§ Aim of the exercise: Give back the whole listing exactly as shown.

§ Material provided:
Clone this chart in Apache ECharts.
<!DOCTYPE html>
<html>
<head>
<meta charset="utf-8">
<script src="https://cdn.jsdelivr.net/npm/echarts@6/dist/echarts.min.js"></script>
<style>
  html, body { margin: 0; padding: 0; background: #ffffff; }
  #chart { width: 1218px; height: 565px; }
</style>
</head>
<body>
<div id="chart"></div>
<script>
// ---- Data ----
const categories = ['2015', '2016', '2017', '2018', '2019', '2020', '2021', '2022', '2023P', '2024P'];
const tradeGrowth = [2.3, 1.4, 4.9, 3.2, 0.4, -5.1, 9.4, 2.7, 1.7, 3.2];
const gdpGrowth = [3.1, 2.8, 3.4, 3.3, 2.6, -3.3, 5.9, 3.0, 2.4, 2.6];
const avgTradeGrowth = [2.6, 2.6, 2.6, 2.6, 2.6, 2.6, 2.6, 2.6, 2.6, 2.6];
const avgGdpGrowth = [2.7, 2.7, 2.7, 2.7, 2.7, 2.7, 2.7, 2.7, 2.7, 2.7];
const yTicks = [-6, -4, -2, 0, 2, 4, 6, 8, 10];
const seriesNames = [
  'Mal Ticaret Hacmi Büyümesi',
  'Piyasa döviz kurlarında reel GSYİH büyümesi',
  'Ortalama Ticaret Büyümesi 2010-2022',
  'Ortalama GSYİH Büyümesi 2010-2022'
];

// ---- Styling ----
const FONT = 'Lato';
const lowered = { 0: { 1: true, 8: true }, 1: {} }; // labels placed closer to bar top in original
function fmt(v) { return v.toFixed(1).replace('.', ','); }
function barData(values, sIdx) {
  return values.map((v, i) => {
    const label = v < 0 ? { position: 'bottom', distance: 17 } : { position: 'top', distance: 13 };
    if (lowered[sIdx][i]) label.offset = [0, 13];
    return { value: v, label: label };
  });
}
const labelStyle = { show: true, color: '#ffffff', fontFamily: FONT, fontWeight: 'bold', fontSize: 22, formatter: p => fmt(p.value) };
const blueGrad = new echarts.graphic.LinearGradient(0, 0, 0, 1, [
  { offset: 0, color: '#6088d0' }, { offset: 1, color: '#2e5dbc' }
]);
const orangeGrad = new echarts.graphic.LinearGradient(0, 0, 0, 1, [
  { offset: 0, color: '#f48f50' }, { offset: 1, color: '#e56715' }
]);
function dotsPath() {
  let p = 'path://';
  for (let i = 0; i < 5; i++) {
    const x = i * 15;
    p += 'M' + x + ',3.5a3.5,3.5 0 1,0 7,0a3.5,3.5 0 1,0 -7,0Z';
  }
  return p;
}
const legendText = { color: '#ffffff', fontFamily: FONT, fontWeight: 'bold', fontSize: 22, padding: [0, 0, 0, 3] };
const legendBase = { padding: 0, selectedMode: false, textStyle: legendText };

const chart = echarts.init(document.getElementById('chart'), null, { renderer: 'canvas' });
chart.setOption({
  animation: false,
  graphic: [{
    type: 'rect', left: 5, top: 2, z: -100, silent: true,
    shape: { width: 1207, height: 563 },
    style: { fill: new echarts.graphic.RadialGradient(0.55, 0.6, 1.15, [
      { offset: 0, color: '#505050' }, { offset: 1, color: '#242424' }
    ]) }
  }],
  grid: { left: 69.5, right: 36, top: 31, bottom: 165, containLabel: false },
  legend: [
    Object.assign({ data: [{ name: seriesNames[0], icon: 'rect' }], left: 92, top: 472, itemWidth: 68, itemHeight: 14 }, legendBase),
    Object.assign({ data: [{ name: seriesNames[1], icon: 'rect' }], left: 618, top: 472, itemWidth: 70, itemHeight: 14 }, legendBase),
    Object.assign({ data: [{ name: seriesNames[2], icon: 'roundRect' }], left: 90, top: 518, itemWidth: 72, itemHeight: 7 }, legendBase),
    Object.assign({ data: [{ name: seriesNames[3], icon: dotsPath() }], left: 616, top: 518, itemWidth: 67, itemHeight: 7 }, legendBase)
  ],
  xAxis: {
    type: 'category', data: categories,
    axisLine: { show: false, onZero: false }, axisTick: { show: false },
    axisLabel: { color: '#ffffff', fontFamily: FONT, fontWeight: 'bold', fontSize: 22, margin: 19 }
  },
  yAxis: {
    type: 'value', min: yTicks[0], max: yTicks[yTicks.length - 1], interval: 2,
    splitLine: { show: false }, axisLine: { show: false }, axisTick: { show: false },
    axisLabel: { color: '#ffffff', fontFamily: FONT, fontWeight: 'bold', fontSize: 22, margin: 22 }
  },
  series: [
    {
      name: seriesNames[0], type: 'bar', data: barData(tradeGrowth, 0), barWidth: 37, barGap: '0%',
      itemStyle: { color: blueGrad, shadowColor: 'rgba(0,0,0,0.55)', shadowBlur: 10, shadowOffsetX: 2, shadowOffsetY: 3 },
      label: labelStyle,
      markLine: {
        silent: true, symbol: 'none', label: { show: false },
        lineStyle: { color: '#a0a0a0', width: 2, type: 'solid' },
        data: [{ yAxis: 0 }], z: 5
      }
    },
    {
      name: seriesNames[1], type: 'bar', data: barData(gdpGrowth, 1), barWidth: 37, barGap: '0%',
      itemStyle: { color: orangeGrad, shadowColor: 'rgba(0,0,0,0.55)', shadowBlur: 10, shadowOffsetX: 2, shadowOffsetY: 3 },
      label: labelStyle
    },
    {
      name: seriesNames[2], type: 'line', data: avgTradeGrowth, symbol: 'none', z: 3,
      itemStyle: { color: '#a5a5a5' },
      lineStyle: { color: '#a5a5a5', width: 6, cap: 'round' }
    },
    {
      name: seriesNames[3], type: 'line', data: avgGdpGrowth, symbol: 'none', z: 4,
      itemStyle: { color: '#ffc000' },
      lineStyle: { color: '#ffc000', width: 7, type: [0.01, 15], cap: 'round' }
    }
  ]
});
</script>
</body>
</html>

§ Correct output:
Clone this chart in Apache ECharts.
<!DOCTYPE html>
<html>
<head>
<meta charset="utf-8">
<script src="https://cdn.jsdelivr.net/npm/echarts@6/dist/echarts.min.js"></script>
<style>
  html, body { margin: 0; padding: 0; background: #ffffff; }
  #chart { width: 1218px; height: 565px; }
</style>
</head>
<body>
<div id="chart"></div>
<script>
// ---- Data ----
const categories = ['2015', '2016', '2017', '2018', '2019', '2020', '2021', '2022', '2023P', '2024P'];
const tradeGrowth = [2.3, 1.4, 4.9, 3.2, 0.4, -5.1, 9.4, 2.7, 1.7, 3.2];
const gdpGrowth = [3.1, 2.8, 3.4, 3.3, 2.6, -3.3, 5.9, 3.0, 2.4, 2.6];
const avgTradeGrowth = [2.6, 2.6, 2.6, 2.6, 2.6, 2.6, 2.6, 2.6, 2.6, 2.6];
const avgGdpGrowth = [2.7, 2.7, 2.7, 2.7, 2.7, 2.7, 2.7, 2.7, 2.7, 2.7];
const yTicks = [-6, -4, -2, 0, 2, 4, 6, 8, 10];
const seriesNames = [
  'Mal Ticaret Hacmi Büyümesi',
  'Piyasa döviz kurlarında reel GSYİH büyümesi',
  'Ortalama Ticaret Büyümesi 2010-2022',
  'Ortalama GSYİH Büyümesi 2010-2022'
];

// ---- Styling ----
const FONT = 'Lato';
const lowered = { 0: { 1: true, 8: true }, 1: {} }; // labels placed closer to bar top in original
function fmt(v) { return v.toFixed(1).replace('.', ','); }
function barData(values, sIdx) {
  return values.map((v, i) => {
    const label = v < 0 ? { position: 'bottom', distance: 17 } : { position: 'top', distance: 13 };
    if (lowered[sIdx][i]) label.offset = [0, 13];
    return { value: v, label: label };
  });
}
const labelStyle = { show: true, color: '#ffffff', fontFamily: FONT, fontWeight: 'bold', fontSize: 22, formatter: p => fmt(p.value) };
const blueGrad = new echarts.graphic.LinearGradient(0, 0, 0, 1, [
  { offset: 0, color: '#6088d0' }, { offset: 1, color: '#2e5dbc' }
]);
const orangeGrad = new echarts.graphic.LinearGradient(0, 0, 0, 1, [
  { offset: 0, color: '#f48f50' }, { offset: 1, color: '#e56715' }
]);
function dotsPath() {
  let p = 'path://';
  for (let i = 0; i < 5; i++) {
    const x = i * 15;
    p += 'M' + x + ',3.5a3.5,3.5 0 1,0 7,0a3.5,3.5 0 1,0 -7,0Z';
  }
  return p;
}
const legendText = { color: '#ffffff', fontFamily: FONT, fontWeight: 'bold', fontSize: 22, padding: [0, 0, 0, 3] };
const legendBase = { padding: 0, selectedMode: false, textStyle: legendText };

const chart = echarts.init(document.getElementById('chart'), null, { renderer: 'canvas' });
chart.setOption({
  animation: false,
  graphic: [{
    type: 'rect', left: 5, top: 2, z: -100, silent: true,
    shape: { width: 1207, height: 563 },
    style: { fill: new echarts.graphic.RadialGradient(0.55, 0.6, 1.15, [
      { offset: 0, color: '#505050' }, { offset: 1, color: '#242424' }
    ]) }
  }],
  grid: { left: 69.5, right: 36, top: 31, bottom: 165, containLabel: false },
  legend: [
    Object.assign({ data: [{ name: seriesNames[0], icon: 'rect' }], left: 92, top: 472, itemWidth: 68, itemHeight: 14 }, legendBase),
    Object.assign({ data: [{ name: seriesNames[1], icon: 'rect' }], left: 618, top: 472, itemWidth: 70, itemHeight: 14 }, legendBase),
    Object.assign({ data: [{ name: seriesNames[2], icon: 'roundRect' }], left: 90, top: 518, itemWidth: 72, itemHeight: 7 }, legendBase),
    Object.assign({ data: [{ name: seriesNames[3], icon: dotsPath() }], left: 616, top: 518, itemWidth: 67, itemHeight: 7 }, legendBase)
  ],
  xAxis: {
    type: 'category', data: categories,
    axisLine: { show: false, onZero: false }, axisTick: { show: false },
    axisLabel: { color: '#ffffff', fontFamily: FONT, fontWeight: 'bold', fontSize: 22, margin: 19 }
  },
  yAxis: {
    type: 'value', min: yTicks[0], max: yTicks[yTicks.length - 1], interval: 2,
    splitLine: { show: false }, axisLine: { show: false }, axisTick: { show: false },
    axisLabel: { color: '#ffffff', fontFamily: FONT, fontWeight: 'bold', fontSize: 22, margin: 22 }
  },
  series: [
    {
      name: seriesNames[0], type: 'bar', data: barData(tradeGrowth, 0), barWidth: 37, barGap: '0%',
      itemStyle: { color: blueGrad, shadowColor: 'rgba(0,0,0,0.55)', shadowBlur: 10, shadowOffsetX: 2, shadowOffsetY: 3 },
      label: labelStyle,
      markLine: {
        silent: true, symbol: 'none', label: { show: false },
        lineStyle: { color: '#a0a0a0', width: 2, type: 'solid' },
        data: [{ yAxis: 0 }], z: 5
      }
    },
    {
      name: seriesNames[1], type: 'bar', data: barData(gdpGrowth, 1), barWidth: 37, barGap: '0%',
      itemStyle: { color: orangeGrad, shadowColor: 'rgba(0,0,0,0.55)', shadowBlur: 10, shadowOffsetX: 2, shadowOffsetY: 3 },
      label: labelStyle
    },
    {
      name: seriesNames[2], type: 'line', data: avgTradeGrowth, symbol: 'none', z: 3,
      itemStyle: { color: '#a5a5a5' },
      lineStyle: { color: '#a5a5a5', width: 6, cap: 'round' }
    },
    {
      name: seriesNames[3], type: 'line', data: avgGdpGrowth, symbol: 'none', z: 4,
      itemStyle: { color: '#ffc000' },
      lineStyle: { color: '#ffc000', width: 7, type: [0.01, 15], cap: 'round' }
    }
  ]
});
</script>
</body>
</html>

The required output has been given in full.